Le second tome est également consacré aux peuples du Grand Nord et, en premier lieu, à ceux de l’Eurasie septentrionale. Pour la fin de Pléistocène, on y présente d’une façon détaillée les populations en voie d’adaptation en divers domaines : habitations, modes de subsistance (très liés à la chasse aux mammouths), alimentation, art mobilier, champ culturel, etc. Puis, l’auteur considère un territoire maximal, tant en longitude qu’en latitude ; analyse est faite des écoumènes nordiques respectifs de l’Europe occidentale, des versants ouraliens, de la Sibérie (à l’est de la Lena), du Nord-Ouest du Canada, du Labrador (culture de l’« Archaïque maritime ») de même que de l’Asie (mer du Japon et Kamtchatka). Des recherches, surtout conduites par des Russes et des États-uniens, ont conduit au concept d’une « Grande Béringie » dont la charnière est tantôt terrestre, tantôt hydrographique. Des mongoloïdes entrent en Amérique où ils rencontrent sans doute des populations différentes déjà établies dans ce Nouveau Monde. Le rivage du Pacifique, étant utilisé comme voie de passage vers des espaces à occuper plus au sud, recèle peut-être les plus vieux sites archéologiques du Canada.

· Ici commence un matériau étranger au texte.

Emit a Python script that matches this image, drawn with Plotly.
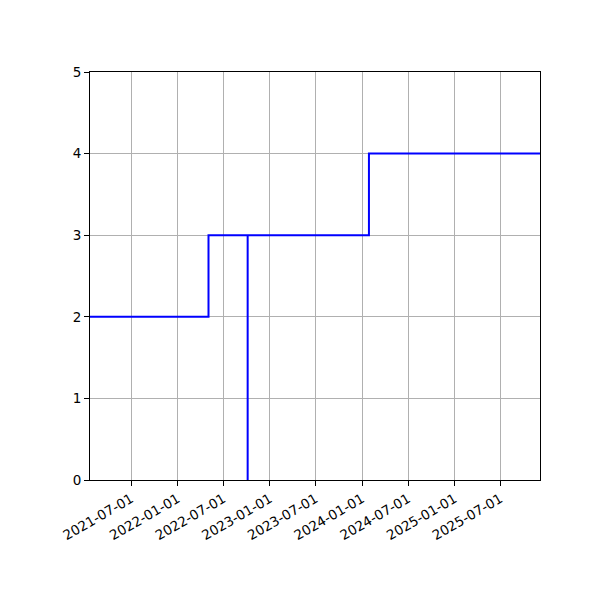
import plotly.graph_objects as go

dates = ["2021-01-19", "2022-05-03", "2022-10-05", "2022-10-05", "2024-01-28", "2025-12-05"]
values = [2, 3, 0, 3, 4, 4]
tick_labels = ["2021-07-01", "2022-01-01", "2022-07-01", "2023-01-01", "2023-07-01",
               "2024-01-01", "2024-07-01", "2025-01-01", "2025-07-01"]
y_ticks = [0, 1, 2, 3, 4, 5]

fig = go.Figure()
fig.add_trace(go.Scatter(x=dates, y=values, mode="lines", line_shape="hv",
                         line=dict(color="blue", width=2), showlegend=False))

axis_common = dict(showline=True, linecolor="black", linewidth=1, mirror=True,
                   showgrid=True, gridcolor="#b0b0b0", gridwidth=1,
                   ticks="outside", ticklen=5, tickcolor="black", tickwidth=1,
                   zeroline=False, tickfont=dict(family="DejaVu Sans", size=13.5, color="black"))

fig.update_xaxes(type="date", range=["2021-01-19", "2025-12-05"],
                 tickvals=tick_labels, ticktext=tick_labels, tickangle=-30, **axis_common)
fig.update_yaxes(range=[0, 5], tickvals=y_ticks, **axis_common)

fig.update_layout(width=600, height=600, plot_bgcolor="white", paper_bgcolor="white",
                  margin=dict(l=82, r=68, t=64, b=128),
                  font=dict(family="DejaVu Sans", size=13.5, color="black"))

fig.write_html("out.html")
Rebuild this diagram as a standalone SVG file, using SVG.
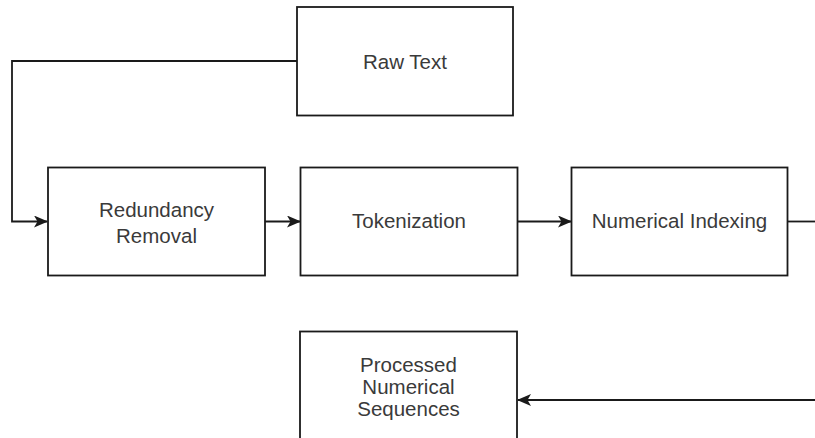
<svg xmlns="http://www.w3.org/2000/svg" width="815" height="438" viewBox="0 0 815 438">
  <style>
    .box { fill: #ffffff; stroke: #1a1a1a; stroke-width: 1.8; }
    .lbl { font-family: "Liberation Sans", Arial, sans-serif; font-size: 20.5px; fill: #3a3a3a; text-anchor: middle; }
    .edge { fill: none; stroke: #1a1a1a; stroke-width: 1.8; }
  </style>
  <defs>
    <marker id="arrow" viewBox="0 0 14 12" refX="13" refY="6" markerWidth="14" markerHeight="12" markerUnits="userSpaceOnUse" orient="auto">
      <path d="M0,0 L14,6 L0,12 L3.5,6 Z" fill="#1a1a1a"/>
    </marker>
  </defs>

  <g id="connectors">
    <path class="edge" d="M297,61 H12 V221.5 H47" marker-end="url(#arrow)"/>
    <path class="edge" d="M265,221.5 H300" marker-end="url(#arrow)"/>
    <path class="edge" d="M517,221.5 H571" marker-end="url(#arrow)"/>
    <path class="edge" d="M788,221.5 H815"/>
    <path class="edge" d="M815,400 H518" marker-end="url(#arrow)"/>
  </g>

  <g id="raw-text">
    <rect class="box" x="297" y="7" width="216" height="108.5"/>
    <text class="lbl" x="405" y="68.5">Raw Text</text>
  </g>

  <g id="redundancy-removal">
    <rect class="box" x="48" y="167.5" width="217" height="108"/>
    <text class="lbl" x="156.5" y="216.5">Redundancy</text>
    <text class="lbl" x="156.5" y="242.5">Removal</text>
  </g>

  <g id="tokenization">
    <rect class="box" x="300.5" y="167.5" width="217" height="108"/>
    <text class="lbl" x="409" y="227.5">Tokenization</text>
  </g>

  <g id="numerical-indexing">
    <rect class="box" x="571.5" y="167.5" width="216" height="108"/>
    <text class="lbl" x="679.5" y="228">Numerical Indexing</text>
  </g>

  <g id="processed-sequences">
    <rect class="box" x="300" y="331.5" width="217" height="108.5"/>
    <text class="lbl" x="408.5" y="371.5">Processed</text>
    <text class="lbl" x="408.5" y="393.5">Numerical</text>
    <text class="lbl" x="408.5" y="415.5">Sequences</text>
  </g>
</svg>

« Les bouleversements écologiques Pléistocène-Holocène ont entraîné la disparition de la grande faune de la steppe-toundra béringienne mais aussi des changements essentiellement culturels dans l’Eurasie septentrionale... Encore plus qu’au Paléolithique, l’homme remonte vers le Grand Nord. Une puissante tradition maritime va se propager à l’ensemble de l’Arctique américain jusqu’au Groenland. »

L’auteur dresse un tableau archéologique savant et qui est à jour. Prenant le sujet tel qu’il est et dans sa globalité, il respecte la chronologie ainsi que la diversité régiologique.

Il n’est pas courant qu’une oeuvre de cette envergure soit le fait d’un seul auteur. Une telle prouesse exige de passer presque une vie à s’instruire systématiquement du sujet. Une chasse constante à une information scientifique éparpillée et dénivelée fait de l’auteur un débiteur à l’endroit de tous ses devanciers auxquels il exprime d’ailleurs reconnaissance. Par contre, le fait d’être seul à dresser un tableau somme toute surhumain donne une précieuse unité et un intérêt unique à l’ouvrage, qualité introuvable dans un collectif savant où les articles défilent trop souvent en complète autonomie et indifférence. Dans une encyclopédie, le détail que l’on risque de perdre est pour ainsi dire compensé par un agencement finalitaire de tous les apports singuliers.

Rien n’a été épargné non plus du côté des illustrations. De nombreuses cartes et figures arrivent à point et se trouvent, par leurs commentaires, à donner sur le champ une autre version de la matière en quelque sorte. Cette excellente pédagogie touche aussi les tableaux des principaux événements quaternaires, bien datés qu’ils sont, selon une chronologie longue ou courte. Sont également présentes des photos du Grand Nord peu couru. Le corps du texte, complété d’encarts informatifs, comprend des tables de matières très développées, de volumineuses notes annonçant les sources utilisées ainsi qu’un lexique des mots clés. L’ouvrage est bien fait.

Les deux tomes de Peuples du Grand Nord apparaissent comme une bible du Quaternaire de part et d’autre de la coupure entre le Pléistocène et l’Holocène.